Terreplein: The name given to the floor or level ground surface inside a fortification, located between the banquette slope and the interior slope of a rampart.
Tete du pont: A detached fortification designed primarily to cover a bridge, usually constructed as a redan.
Tinclad: A river gunboat that was minimally armored with thin sheets of iron plating no more than 5/8 inch thick. Some tinclads were reinforced by two layers of plating but were still only protected from small arms fire and were susceptible to artillery shells that sometimes penetrated entirely through the vessel. Most tinclads were stern-wheelers and the exposed wheel could be disabled if hit by enemy fire. This flaw soon lead to a new class of vessel, the "city-class ironclad."
Traverse: An earthen wall or embankment, perpendicular to the main rampart wall, that provides protection from enfilading fire. In the construction of artillery batteries, splinter-proof traverses were placed alternately between the cannons to limit the destructive effect of a shell exploding within the battery. These rectangular earthen traverses were usually reveted with fascine, gabion or sand bags.
Tread: The top platform of the banquette.
Trench: A common name for a parapet and ditch; also the parallels or zigzags constructed by besiegers in an attempt to capture enemy works.
Trestle bridge (for infantry): A bridge principally used for crossing a small stream not more than eight feet in depth. In shallow water, they also served to connect floating bridges with the shore.
Trestle bridge (railroad): Military Bridges of the American Civil War were usually constructed with unskilled laborers, supervised by officers trained in such construction, using materials obtained on or near the site. The illustration depicts a military railroad bridge in Virginia that was 80 feet high and 400 feet long. A Civil War era guide to building military railroad bridges (Military Bridges: Designs for Trestle and Truss Bridges, 1864) was published by Colonel Herman Haupt, Chief of U.S. Military Railways.

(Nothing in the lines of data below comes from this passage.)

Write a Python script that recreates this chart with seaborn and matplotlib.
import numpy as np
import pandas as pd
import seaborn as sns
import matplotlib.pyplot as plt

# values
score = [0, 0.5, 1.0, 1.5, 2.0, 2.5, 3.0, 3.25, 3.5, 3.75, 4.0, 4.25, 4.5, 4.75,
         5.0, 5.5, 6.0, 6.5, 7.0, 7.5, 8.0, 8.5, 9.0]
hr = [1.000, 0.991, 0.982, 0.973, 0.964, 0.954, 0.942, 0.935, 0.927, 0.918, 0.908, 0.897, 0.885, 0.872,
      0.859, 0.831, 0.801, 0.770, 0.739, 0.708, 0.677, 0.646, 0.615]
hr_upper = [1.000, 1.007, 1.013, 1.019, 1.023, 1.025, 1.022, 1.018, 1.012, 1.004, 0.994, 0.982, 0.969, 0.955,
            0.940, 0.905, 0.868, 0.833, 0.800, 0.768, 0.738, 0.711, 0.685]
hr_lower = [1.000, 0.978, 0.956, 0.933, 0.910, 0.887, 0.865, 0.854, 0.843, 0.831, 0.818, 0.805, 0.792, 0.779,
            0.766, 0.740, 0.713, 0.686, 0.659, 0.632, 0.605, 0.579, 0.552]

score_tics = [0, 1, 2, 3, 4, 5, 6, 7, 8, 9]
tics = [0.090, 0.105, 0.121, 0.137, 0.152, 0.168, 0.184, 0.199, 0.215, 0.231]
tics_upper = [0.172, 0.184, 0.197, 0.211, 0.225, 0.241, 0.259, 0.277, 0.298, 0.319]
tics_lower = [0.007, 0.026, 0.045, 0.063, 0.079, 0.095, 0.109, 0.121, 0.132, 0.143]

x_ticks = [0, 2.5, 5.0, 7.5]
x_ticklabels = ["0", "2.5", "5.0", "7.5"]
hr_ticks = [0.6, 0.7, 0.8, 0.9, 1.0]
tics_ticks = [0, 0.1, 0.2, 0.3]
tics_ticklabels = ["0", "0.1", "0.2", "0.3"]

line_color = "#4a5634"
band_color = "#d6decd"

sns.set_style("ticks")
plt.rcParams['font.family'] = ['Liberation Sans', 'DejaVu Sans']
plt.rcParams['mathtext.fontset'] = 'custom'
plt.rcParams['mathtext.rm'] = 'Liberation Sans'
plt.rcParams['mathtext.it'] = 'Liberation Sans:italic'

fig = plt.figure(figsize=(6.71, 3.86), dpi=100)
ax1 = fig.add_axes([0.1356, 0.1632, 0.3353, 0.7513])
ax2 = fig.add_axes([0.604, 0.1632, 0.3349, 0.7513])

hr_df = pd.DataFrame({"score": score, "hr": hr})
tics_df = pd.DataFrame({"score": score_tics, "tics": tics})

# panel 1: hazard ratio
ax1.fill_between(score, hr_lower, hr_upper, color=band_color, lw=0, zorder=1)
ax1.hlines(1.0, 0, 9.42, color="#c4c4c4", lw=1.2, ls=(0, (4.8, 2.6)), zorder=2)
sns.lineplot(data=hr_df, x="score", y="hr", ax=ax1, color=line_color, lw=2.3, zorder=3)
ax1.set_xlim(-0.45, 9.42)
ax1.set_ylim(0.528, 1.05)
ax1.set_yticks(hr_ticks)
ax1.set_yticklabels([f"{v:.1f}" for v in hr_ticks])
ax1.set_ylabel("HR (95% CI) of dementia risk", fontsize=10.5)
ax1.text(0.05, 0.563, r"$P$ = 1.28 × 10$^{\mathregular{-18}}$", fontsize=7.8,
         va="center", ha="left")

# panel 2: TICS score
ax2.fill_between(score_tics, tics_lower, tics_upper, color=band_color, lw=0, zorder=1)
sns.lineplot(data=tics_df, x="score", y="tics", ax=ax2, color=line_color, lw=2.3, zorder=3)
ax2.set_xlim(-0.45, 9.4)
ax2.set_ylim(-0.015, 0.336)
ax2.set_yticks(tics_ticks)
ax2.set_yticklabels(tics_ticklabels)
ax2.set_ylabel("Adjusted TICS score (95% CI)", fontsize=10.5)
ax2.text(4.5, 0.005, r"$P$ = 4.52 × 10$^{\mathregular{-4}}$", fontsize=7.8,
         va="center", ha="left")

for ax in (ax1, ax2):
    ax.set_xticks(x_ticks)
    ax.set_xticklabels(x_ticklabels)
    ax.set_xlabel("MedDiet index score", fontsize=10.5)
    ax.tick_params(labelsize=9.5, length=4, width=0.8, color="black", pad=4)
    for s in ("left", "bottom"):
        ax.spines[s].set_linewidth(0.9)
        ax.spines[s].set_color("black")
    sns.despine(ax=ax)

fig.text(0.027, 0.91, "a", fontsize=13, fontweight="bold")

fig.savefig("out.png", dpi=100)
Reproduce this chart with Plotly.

Trous de loup: An obstacle consisting of a sharpened stake placed in an inverted pyramid or cone-shaped pit, some six feet in diameter and about the same number of feet in depth. They are usually placed in "checkerboard" rows a few yards in front of the ditch and concealed by some type of slight covering. An identical type of defensive tool, substantiated by recent archaeological findings, was used by Roman legions in 52 BC at the siege of Alesia in Britain. Trous de loup derives from the French, meaning wolf holes.